— BEGIN PROVIDED DATA —
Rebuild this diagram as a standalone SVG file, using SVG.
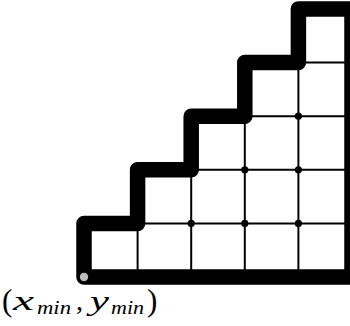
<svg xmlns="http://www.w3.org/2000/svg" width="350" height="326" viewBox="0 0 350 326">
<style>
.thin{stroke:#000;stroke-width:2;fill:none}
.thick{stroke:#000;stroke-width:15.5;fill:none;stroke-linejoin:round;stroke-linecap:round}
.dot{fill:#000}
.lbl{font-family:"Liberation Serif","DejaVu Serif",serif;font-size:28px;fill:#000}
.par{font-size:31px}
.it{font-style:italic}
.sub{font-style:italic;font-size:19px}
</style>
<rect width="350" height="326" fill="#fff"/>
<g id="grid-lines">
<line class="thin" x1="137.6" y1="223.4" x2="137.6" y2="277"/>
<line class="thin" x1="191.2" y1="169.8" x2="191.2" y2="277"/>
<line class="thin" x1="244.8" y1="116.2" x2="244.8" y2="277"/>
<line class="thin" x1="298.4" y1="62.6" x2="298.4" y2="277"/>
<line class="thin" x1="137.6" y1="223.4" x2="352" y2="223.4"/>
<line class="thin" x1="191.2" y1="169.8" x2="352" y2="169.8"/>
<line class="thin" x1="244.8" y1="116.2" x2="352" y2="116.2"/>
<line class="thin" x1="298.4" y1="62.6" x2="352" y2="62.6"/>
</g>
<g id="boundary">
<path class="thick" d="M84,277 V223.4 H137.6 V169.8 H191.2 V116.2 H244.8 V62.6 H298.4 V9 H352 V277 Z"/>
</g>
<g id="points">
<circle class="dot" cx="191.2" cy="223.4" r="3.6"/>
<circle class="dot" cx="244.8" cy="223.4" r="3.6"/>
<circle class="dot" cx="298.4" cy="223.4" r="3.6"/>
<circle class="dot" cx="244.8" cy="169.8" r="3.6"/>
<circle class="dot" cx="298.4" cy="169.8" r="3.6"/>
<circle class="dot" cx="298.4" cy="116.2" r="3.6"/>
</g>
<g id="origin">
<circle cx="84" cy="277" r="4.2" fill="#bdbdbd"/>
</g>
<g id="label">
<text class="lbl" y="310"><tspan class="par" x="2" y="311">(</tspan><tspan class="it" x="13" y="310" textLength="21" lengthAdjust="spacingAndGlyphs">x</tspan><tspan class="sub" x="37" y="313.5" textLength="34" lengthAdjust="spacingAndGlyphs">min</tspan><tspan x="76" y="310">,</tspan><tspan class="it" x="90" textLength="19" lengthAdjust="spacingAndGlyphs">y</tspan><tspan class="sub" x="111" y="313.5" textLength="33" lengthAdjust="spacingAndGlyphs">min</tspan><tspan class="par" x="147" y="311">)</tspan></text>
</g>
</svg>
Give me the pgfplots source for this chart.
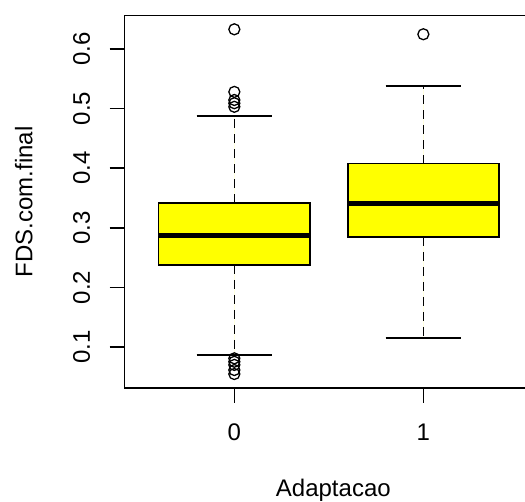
— END PROVIDED DATA —
- SET EXERCISE:
Copy out each line of the material that holds the word "this".

- FULL SOLUTION:
Rebuild this diagram as a standalone SVG file, using SVG.
Give me the pgfplots source for this chart.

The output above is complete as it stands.